P9: the collar malfunctioned quickly, only 6 weeks worth of data. malfunctioned in an interesting way, collected data every minute, but that data is really interesting, really detailed movement data, where he's using trails, crossing roads. turns out he killed a young 5 or 6 month old (P-B) in malibu creek in winter of 07 before capture. lost signal, got hit in late summer 2007 on malibu canyon road during rush hour and died. P-A was also hit on malibu canyon road, not far from where P9 was killed. other lions have cross a ton of times. P-C killed on 118 in rocky peak area last october. P-D killed on the 5 at calgrove, P-E killed on 405 on may 26th, driving southbound to UCLA, saw this thing on the road, looked like it was run over a few times.
P10: Caught in February of 2008, this guy has taken full range of the mountains and is still alive. It is likely he's a sibling of P11, but it is unknown who their mother is, meaning another female lion lived or is living in the mountains untracked.
P11: Also caught in a trap in February of 2008, the collar signal died prematurely and his status is currently unknown. Genetic similarities between P11 and P10 indicate they may be siblings, but it's not as easy with these mountain lions. "The genetic similarity of all of our lions makes these things harder to determine than they might otherwise be," Riley said pointing to, once again, P1, as the potential father with an unknown mother.
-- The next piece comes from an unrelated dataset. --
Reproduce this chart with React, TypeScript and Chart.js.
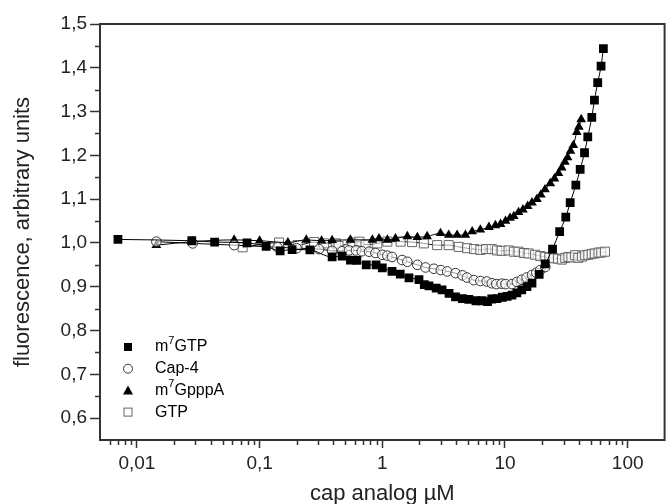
import React, { useEffect, useRef } from "react";
import { Chart, registerables } from "chart.js";

Chart.register(...registerables);

// ---------- data ----------
const m7gtpConc = [0.007, 0.028, 0.043, 0.079, 0.113, 0.147, 0.184, 0.257, 0.39, 0.47, 0.55, 0.62, 0.74, 0.89, 1.0, 1.2, 1.4, 1.65, 1.99, 2.2, 2.4, 2.75, 3.07, 3.5, 3.95, 4.5, 5.07, 5.8, 6.5, 7.2, 7.8, 8.6, 9.5, 10.4, 11.4, 12.5, 13.7, 15.1, 16.6, 19.0, 21.3, 24.4, 27.9, 31.3, 34, 37.8, 41, 44.5, 47.3, 51, 53.6, 57, 60.7, 63.4];
const m7gtpFluor = [1.008, 1.005, 1.002, 1.0, 0.992, 0.982, 0.985, 0.984, 0.968, 0.970, 0.961, 0.960, 0.950, 0.950, 0.943, 0.935, 0.929, 0.920, 0.916, 0.905, 0.902, 0.897, 0.893, 0.885, 0.877, 0.873, 0.871, 0.868, 0.868, 0.866, 0.872, 0.873, 0.876, 0.878, 0.881, 0.886, 0.893, 0.900, 0.908, 0.928, 0.952, 0.986, 1.026, 1.059, 1.092, 1.132, 1.168, 1.206, 1.242, 1.287, 1.326, 1.366, 1.404, 1.444];

const cap4Conc = [0.0144, 0.0285, 0.062, 0.14, 0.2, 0.305, 0.39, 0.47, 0.536, 0.61, 0.68, 0.78, 0.88, 1.0, 1.1, 1.2, 1.45, 1.6, 1.93, 2.25, 2.63, 3.0, 3.38, 3.95, 4.5, 4.9, 5.57, 6.3, 7.1, 7.8, 8.5, 9.4, 10.1, 11.4, 12.5, 13.7, 15.0, 16.6, 18.0, 19.4, 21.3];
const cap4Fluor = [1.003, 0.999, 0.995, 0.990, 0.988, 0.986, 0.982, 0.981, 0.983, 0.983, 0.981, 0.980, 0.977, 0.973, 0.971, 0.968, 0.961, 0.957, 0.950, 0.944, 0.941, 0.938, 0.935, 0.931, 0.926, 0.921, 0.915, 0.913, 0.912, 0.908, 0.906, 0.907, 0.906, 0.906, 0.911, 0.916, 0.921, 0.927, 0.932, 0.938, 0.945];

const m7gpppaConc = [0.0144, 0.0285, 0.062, 0.10, 0.17, 0.24, 0.32, 0.39, 0.55, 0.83, 0.94, 1.1, 1.28, 1.6, 1.93, 2.32, 2.98, 3.48, 4.07, 4.76, 5.4, 6.3, 7.4, 8.35, 9.2, 10.1, 11.0, 11.8, 12.9, 14.0, 15.3, 16.6, 18.2, 19.6, 21.2, 23.4, 25.3, 27.3, 29.0, 30.8, 32.4, 34.2, 36.1, 38.5, 40.0, 41.8];
const m7gpppaFluor = [0.995, 1.003, 1.007, 1.005, 1.001, 1.007, 1.005, 1.006, 1.007, 1.007, 1.010, 1.007, 1.010, 1.015, 1.013, 1.015, 1.022, 1.018, 1.018, 1.018, 1.026, 1.030, 1.036, 1.040, 1.043, 1.050, 1.057, 1.061, 1.070, 1.076, 1.084, 1.092, 1.100, 1.110, 1.122, 1.136, 1.147, 1.159, 1.172, 1.185, 1.195, 1.210, 1.223, 1.253, 1.265, 1.282];

const gtpConc = [0.0727, 0.144, 0.204, 0.278, 0.335, 0.418, 0.44, 0.57, 0.65, 0.73, 0.91, 1.1, 1.41, 1.75, 2.18, 2.8, 3.48, 4.2, 4.9, 5.6, 6.3, 7.0, 7.8, 8.6, 9.4, 10.7, 11.8, 12.9, 14.3, 15.6, 17.6, 19.4, 21.3, 23.0, 24.9, 27.0, 29.1, 31.0, 32.9, 34.8, 37.3, 39.6, 42.4, 45.0, 47.8, 51.0, 54.0, 57.9, 61.0, 65.3];
const gtpFluor = [0.990, 1.001, 0.995, 1.002, 0.999, 0.999, 0.993, 1.001, 1.003, 0.996, 0.999, 1.003, 1.003, 1.002, 0.999, 0.995, 0.995, 0.991, 0.988, 0.986, 0.984, 0.986, 0.986, 0.983, 0.982, 0.983, 0.980, 0.980, 0.977, 0.976, 0.973, 0.970, 0.968, 0.966, 0.965, 0.964, 0.962, 0.966, 0.968, 0.967, 0.972, 0.966, 0.969, 0.972, 0.973, 0.975, 0.976, 0.978, 0.978, 0.980];

const seriesNames = ["m7GTP", "Cap-4", "m7GpppA", "GTP"];
const xTickValues = [0.01, 0.1, 1, 10, 100];
const xTickLabels = ["0,01", "0,1", "1", "10", "100"];
const yTickValues = [0.6, 0.7, 0.8, 0.9, 1.0, 1.1, 1.2, 1.3, 1.4, 1.5];
const yTickLabels = ["0,6", "0,7", "0,8", "0,9", "1,0", "1,1", "1,2", "1,3", "1,4", "1,5"];
const xTitle = "cap analog \u00B5M";
const yTitle = "fluorescence, arbitrary units";

// ---------- styling ----------
const FONT = "'Liberation Sans', Arial, Helvetica, sans-serif";
const AXIS = "#333333";
const TEXT = "#222222";
const X_MIN = 0.005;
const X_MAX = 200;
const Y_MIN = 0.55;
const Y_MAX = 1.5;

type Marker = "fsquare" | "ocircle" | "ftriangle" | "osquare";
const markers: Marker[] = ["fsquare", "ocircle", "ftriangle", "osquare"];

function zip(xs: number[], ys: number[]) {
  return xs.map((x, i) => ({ x, y: ys[i] }));
}

function near(a: number, b: number) {
  return Math.abs(a - b) <= Math.abs(b) * 1e-6 + 1e-9;
}

function drawMarker(ctx: CanvasRenderingContext2D, m: Marker, x: number, y: number) {
  ctx.save();
  ctx.lineWidth = 1;
  if (m === "fsquare") {
    ctx.fillStyle = "#000";
    ctx.fillRect(x - 4, y - 4, 8, 8);
  } else if (m === "osquare") {
    ctx.fillStyle = "#fff";
    ctx.strokeStyle = "#666";
    ctx.fillRect(x - 4, y - 4, 8, 8);
    ctx.strokeRect(x - 4, y - 4, 8, 8);
  } else if (m === "ocircle") {
    ctx.fillStyle = "#fff";
    ctx.strokeStyle = "#333";
    ctx.beginPath();
    ctx.arc(x, y, 4.5, 0, Math.PI * 2);
    ctx.fill();
    ctx.stroke();
  } else {
    ctx.fillStyle = "#000";
    ctx.beginPath();
    ctx.moveTo(x, y - 5);
    ctx.lineTo(x + 5, y + 4);
    ctx.lineTo(x - 5, y + 4);
    ctx.closePath();
    ctx.fill();
  }
  ctx.restore();
}

function drawLabel(ctx: CanvasRenderingContext2D, name: string, x: number, y: number) {
  // draws "m7..." with superscript 7
  ctx.save();
  ctx.fillStyle = "#000";
  ctx.textBaseline = "middle";
  ctx.textAlign = "left";
  const big = `16px ${FONT}`;
  const small = `11px ${FONT}`;
  if (name.startsWith("m7")) {
    ctx.font = big;
    ctx.fillText("m", x, y);
    let cx = x + ctx.measureText("m").width;
    ctx.font = small;
    ctx.fillText("7", cx, y - 6);
    cx += ctx.measureText("7").width;
    ctx.font = big;
    ctx.fillText(name.slice(2), cx, y);
  } else {
    ctx.font = big;
    ctx.fillText(name, x, y);
  }
  ctx.restore();
}

const decorPlugin = {
  id: "decor",
  afterDraw(chart: any) {
    const { ctx, chartArea } = chart;
    const xs = chart.scales.x;
    const ys = chart.scales.y;
    ctx.save();
    // box
    ctx.strokeStyle = AXIS;
    ctx.lineWidth = 2;
    ctx.strokeRect(chartArea.left, chartArea.top, chartArea.right - chartArea.left, chartArea.bottom - chartArea.top);
    // minor ticks
    ctx.lineWidth = 1.5;
    ctx.beginPath();
    xs.ticks.forEach((t: any) => {
      if (xTickValues.some((v) => near(t.value, v))) return;
      const px = Math.round(xs.getPixelForValue(t.value)) + 0.5;
      if (px <= chartArea.left + 1 || px >= chartArea.right - 1) return;
      ctx.moveTo(px, chartArea.bottom);
      ctx.lineTo(px, chartArea.bottom + 5);
    });
    ys.ticks.forEach((t: any) => {
      if (yTickValues.some((v) => near(t.value, v))) return;
      const py = Math.round(ys.getPixelForValue(t.value)) + 0.5;
      if (py >= chartArea.bottom - 1 || py <= chartArea.top + 1) return;
      ctx.moveTo(chartArea.left, py);
      ctx.lineTo(chartArea.left - 5, py);
    });
    ctx.stroke();
    // legend
    const lx = chartArea.left + 28;
    const tx = chartArea.left + 55;
    const ly0 = chartArea.top + 323;
    const step = 21.7;
    seriesNames.forEach((n, i) => {
      const yy = ly0 + i * step;
      drawMarker(ctx, markers[i], lx, yy);
      drawLabel(ctx, n, tx, yy);
    });
    ctx.restore();
  },
};

export default function App() {
  const ref = useRef<HTMLCanvasElement | null>(null);

  useEffect(() => {
    if (!ref.current) return;
    const pointCommon = {
      borderWidth: 1,
      borderColor: "#000",
      showLine: true,
      cubicInterpolationMode: "monotone" as const,
    };
    const chart = new Chart(ref.current, {
      type: "scatter",
      data: {
        datasets: [
          {
            label: seriesNames[0],
            data: zip(m7gtpConc, m7gtpFluor),
            ...pointCommon,
            pointStyle: "rect",
            pointRadius: 6.2,
            pointBackgroundColor: "#000",
            pointBorderColor: "#000",
            pointBorderWidth: 0,
          },
          {
            label: seriesNames[1],
            data: zip(cap4Conc, cap4Fluor),
            ...pointCommon,
            pointStyle: "circle",
            pointRadius: 4.8,
            pointBackgroundColor: "rgba(255,255,255,0.6)",
            pointBorderColor: "#333",
            pointBorderWidth: 1,
          },
          {
            label: seriesNames[2],
            data: zip(m7gpppaConc, m7gpppaFluor),
            ...pointCommon,
            pointStyle: "triangle",
            pointRadius: 5.6,
            pointBackgroundColor: "#000",
            pointBorderColor: "#000",
            pointBorderWidth: 0,
          },
          {
            label: seriesNames[3],
            data: zip(gtpConc, gtpFluor),
            ...pointCommon,
            pointStyle: "rect",
            pointRadius: 6.4,
            pointBackgroundColor: "rgba(255,255,255,0.6)",
            pointBorderColor: "#666",
            pointBorderWidth: 1,
          },
        ],
      },
      options: {
        animation: false,
        responsive: true,
        maintainAspectRatio: false,
        layout: { padding: { top: 24, right: 7, left: 0, bottom: 0 } },
        plugins: {
          legend: { display: false },
          tooltip: { enabled: false },
        },
        scales: {
          x: {
            type: "logarithmic",
            min: X_MIN,
            max: X_MAX,
            afterBuildTicks: (scale: any) => {
              const ticks: any[] = [];
              for (let e = -3; e <= 2; e++) {
                for (let m = 1; m <= 9; m++) {
                  const v = parseFloat((m * Math.pow(10, e)).toPrecision(6));
                  if (v >= X_MIN - 1e-12 && v <= X_MAX + 1e-9) ticks.push({ value: v, major: m === 1 });
                }
              }
              scale.ticks = ticks;
            },
            afterFit: (scale: any) => {
              scale.height = 64;
            },
            ticks: {
              autoSkip: false,
              maxRotation: 0,
              padding: 4,
              color: TEXT,
              font: { family: FONT, size: 19 },
              callback: (value: any) => {
                const i = xTickValues.findIndex((v) => near(Number(value), v));
                return i >= 0 ? xTickLabels[i] : "";
              },
            },
            grid: {
              display: true,
              drawOnChartArea: false,
              drawTicks: true,
              tickLength: 8,
              tickWidth: 1.5,
              tickColor: (c: any) =>
                c.tick && xTickValues.some((v) => near(c.tick.value, v)) ? AXIS : "rgba(0,0,0,0)",
            },
            border: { display: true, color: AXIS, width: 2 },
            title: {
              display: true,
              text: xTitle,
              color: TEXT,
              font: { family: FONT, size: 22 },
              padding: { top: 0, bottom: -3 },
            },
          },
          y: {
            type: "linear",
            min: Y_MIN,
            max: Y_MAX,
            afterBuildTicks: (scale: any) => {
              const ticks: any[] = [];
              for (let k = 0; k <= 19; k++) {
                const v = parseFloat((Y_MIN + k * 0.05).toFixed(2));
                ticks.push({ value: v });
              }
              scale.ticks = ticks;
            },
            afterFit: (scale: any) => {
              scale.width = 100;
            },
            ticks: {
              autoSkip: false,
              padding: 3,
              color: TEXT,
              font: { family: FONT, size: 19 },
              callback: (value: any) => {
                const i = yTickValues.findIndex((v) => near(Number(value), v));
                return i >= 0 ? yTickLabels[i] : "";
              },
            },
            grid: {
              display: true,
              drawOnChartArea: false,
              drawTicks: true,
              tickLength: 10,
              tickWidth: 1.5,
              tickColor: (c: any) =>
                c.tick && yTickValues.some((v) => near(c.tick.value, v)) ? AXIS : "rgba(0,0,0,0)",
            },
            border: { display: true, color: AXIS, width: 2 },
            title: {
              display: true,
              text: yTitle,
              color: TEXT,
              font: { family: FONT, size: 22 },
              padding: { top: 10, bottom: 0 },
            },
          },
        },
      },
      plugins: [decorPlugin],
    });
    return () => chart.destroy();
  }, []);

  return (
    <div style={{ position: "fixed", left: 0, top: 0, width: 672, height: 504, background: "#fff" }}>
      <canvas ref={ref} />
    </div>
  );
}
P12: Just caught last December in the Simi Hills, he was the one who had Riley and others excited when he crossed the 101 freeway last March. Currently, he remains in the Santa Monica Mountains.
Still counting? By all counts, it appears there could be up to seven mountain lions living in the mountains. P1, 6, 10 and 12 are being tracked or leaving evidence and P11 is suspected to be out there. And then there are at least two without collars found on cameras.
A young lion found dead on the 5 Freeway | Photo courtesy of the Mountains Recreation & Conservation Authority
The future? The National Park Service will continue to track and study the mountain lions. As for humans, there have been no significant interactions. "In my 18 years as a National Park Ranger in the Santa Monica Mountains, I have yet to see one in the wild," wrote Woody Smeck, the Superintendent of National Recreation Area, in a comment on LAist.
Mountain lions tend to stay away from humans, but there is fear that the continuing human development into and around the mountains in Los Angeles and Ventura counties will leave lions with less livable space and less deer--their main source of food--which means more mountain lion interactions with humans and the eventual demise of them in the area. Kari Kiser, Sr. Program Coordinator with the National Parks Conservation Association, couldn't agree more. "Because of the amount of land needed to survive, we need to protect that and provide connectivity."